ReRAM devices are readily down-sized and consume little power, giving them an advantage over other non-volatile memory technologies, such as ferroelectric (FeRAM), magnetic (MRAM) and phase-change (PCRAM) systems. However, incorporating both flexibility and transparency has remained a challenge.

The most common transparent conducting semiconductor is indium tin oxide, but this is famously brittle.
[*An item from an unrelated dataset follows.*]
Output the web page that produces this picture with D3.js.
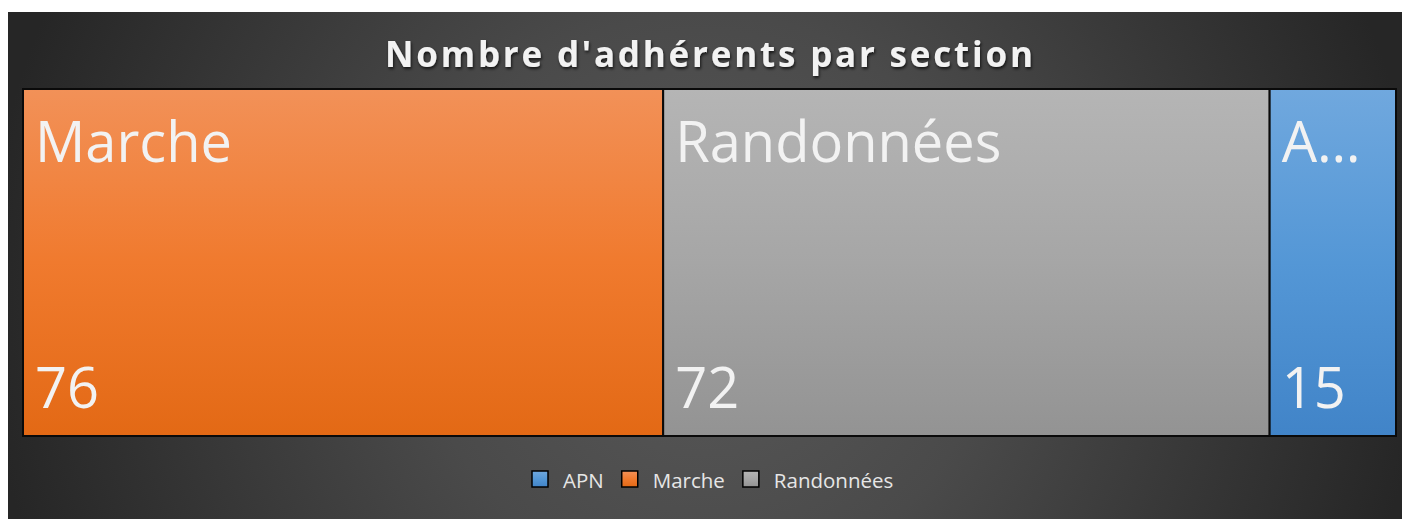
<!DOCTYPE html>
<html><head><meta charset="utf-8">
<script src="https://cdn.jsdelivr.net/npm/d3@7"></script>
<style>
html,body{margin:0;padding:0;background:#fff;}
svg{display:block;}
</style></head>
<body>
<svg id="chart" width="1402" height="519"></svg>
<script>
const categories = ["Marche", "Randonnées", "APN"];
const values = [76, 72, 15];
const legendOrder = ["APN", "Marche", "Randonnées"];
const title = "Nombre d'adhérents par section";

const colors = {
  "Marche": ["#f29158", "#f07a2e", "#e36915"],
  "Randonnées": ["#b5b5b5", "#a6a6a6", "#939393"],
  "APN": ["#70a8de", "#5497d6", "#4184c8"]
};

const svg = d3.select("#chart");
const defs = svg.append("defs");

const bg = defs.append("radialGradient").attr("id", "bg")
  .attr("gradientUnits", "userSpaceOnUse")
  .attr("cx", 705).attr("cy", 300).attr("r", 720);
bg.append("stop").attr("offset", "0%").attr("stop-color", "#595959");
bg.append("stop").attr("offset", "40%").attr("stop-color", "#4a4a4a");
bg.append("stop").attr("offset", "100%").attr("stop-color", "#262626");

categories.forEach((c, i) => {
  const g = defs.append("linearGradient").attr("id", "g" + i)
    .attr("x1", 0).attr("y1", 0).attr("x2", 0).attr("y2", 1);
  g.append("stop").attr("offset", "0%").attr("stop-color", colors[c][0]);
  g.append("stop").attr("offset", "50%").attr("stop-color", colors[c][1]);
  g.append("stop").attr("offset", "100%").attr("stop-color", colors[c][2]);
});

const shadow = defs.append("filter").attr("id", "ts").attr("x", "-5%").attr("y", "-20%").attr("width", "110%").attr("height", "150%");
shadow.append("feDropShadow").attr("dx", 1).attr("dy", 2).attr("stdDeviation", 1.5).attr("flood-color", "#000").attr("flood-opacity", 0.7);

// background
svg.append("rect").attr("x", 8).attr("y", 12).attr("width", 1394).attr("height", 507).attr("fill", "url(#bg)");

// title
svg.append("text").attr("x", 709).attr("y", 67).attr("text-anchor", "middle")
  .attr("font-family", "Open Sans, sans-serif").attr("font-weight", "bold")
  .attr("font-size", 35).attr("fill", "#f2f2f2")
  .attr("textLength", 648).attr("lengthAdjust", "spacing")
  .attr("filter", "url(#ts)")
  .text(title);

// treemap
const px = 23, py = 89, pw = 1373, ph = 347;
const data = {name: "root", children: categories.map((c, i) => ({name: c, value: values[i], idx: i}))};
const root = d3.hierarchy(data).sum(d => d.value || 0);
d3.treemap().tile(d3.treemapDice).size([pw, ph]).paddingInner(0)(root);

const g = svg.append("g").attr("transform", `translate(${px},${py})`);
const leaves = g.selectAll("g.leaf").data(root.leaves()).join("g").attr("class", "leaf");

leaves.append("rect")
  .attr("x", d => d.x0).attr("y", d => d.y0)
  .attr("width", d => d.x1 - d.x0).attr("height", d => d.y1 - d.y0)
  .attr("fill", d => `url(#g${d.data.idx})`)
  .attr("stroke", "#0a0a0a").attr("stroke-width", 2);

const fs = 56;
leaves.each(function(d) {
  const sel = d3.select(this);
  const maxW = (d.x1 - d.x0) - 26;
  const t = sel.append("text").attr("x", d.x0 + 12).attr("y", d.y0 + 73)
    .attr("font-family", "Open Sans, sans-serif").attr("font-size", fs).attr("fill", "#f2f2f2")
    .text(d.data.name);
  let s = d.data.name;
  while (t.node().getComputedTextLength() > maxW && s.length > 1) {
    s = s.slice(0, -1);
    t.text(s + "…");
  }
  sel.append("text").attr("x", d.x0 + 12).attr("y", d.y0 + 319)
    .attr("font-family", "Open Sans, sans-serif").attr("font-size", fs).attr("fill", "#f2f2f2")
    .text(d.data.value);
});

// legend
const legend = svg.append("g");
let lx = 532;
const ly = 471;
legendOrder.forEach(name => {
  const i = categories.indexOf(name);
  legend.append("rect").attr("x", lx).attr("y", ly).attr("width", 16).attr("height", 16)
    .attr("fill", `url(#g${i})`).attr("stroke", "#000").attr("stroke-width", 1.5);
  const t = legend.append("text").attr("x", lx + 31).attr("y", ly + 17)
    .attr("font-family", "Open Sans, sans-serif").attr("font-size", 20.5).attr("fill", "#e6e6e6")
    .text(name);
  lx += 31 + t.node().getComputedTextLength() + 18;
});
</script>
</body></html>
While IZO is more flexible, its conductivity is lower and more difficult to control.

“My group focuses on IZO, alongside nanowires and other transparent conducting oxides,” says Seung-Won Yeom, the first author of this latest work and a PhD student supervised by Byeong-Kwon Ju at Korea University and Jae Won Shim at Dongguk University. “We make it by sputtering, and then optimize the parameters – power, pressure and gas – so our IZO is good quality.”

Using their optimized IZO for the electrode material, Yeom’s group demonstrated ReRAM devices with 80% transparency. Set and reset processes were achieved at just 0.1 V and retained for more than 105 seconds – over a day. In addition, the memory properties were unaffected when the researchers bent the device through a radius of curvature as tight as 10 nm.

Optimization through thick and thin

“About three months ago I thought of using IZO in resistive memory to make good, transparent and flexible memory,” says Yeom. He and his colleagues used optimized IZO for the electrodes and 40 nm thin films of Al2O3 for the resistive switching material.

Al2O3 has a large bandgap and breakdown electric field, high permittivity and good thermal stability, making it a good material for resistive switching. Although bulk Al2O3 is brittle and opaque, films with thicknesses below 100 nm are transparent and flexible.

“The thickness of the IZO is also important to optimize the conductivity and transparency,” says Yeom. After several experiments, the researchers concluded 250 nm was the optimum IZO thickness for the electrodes.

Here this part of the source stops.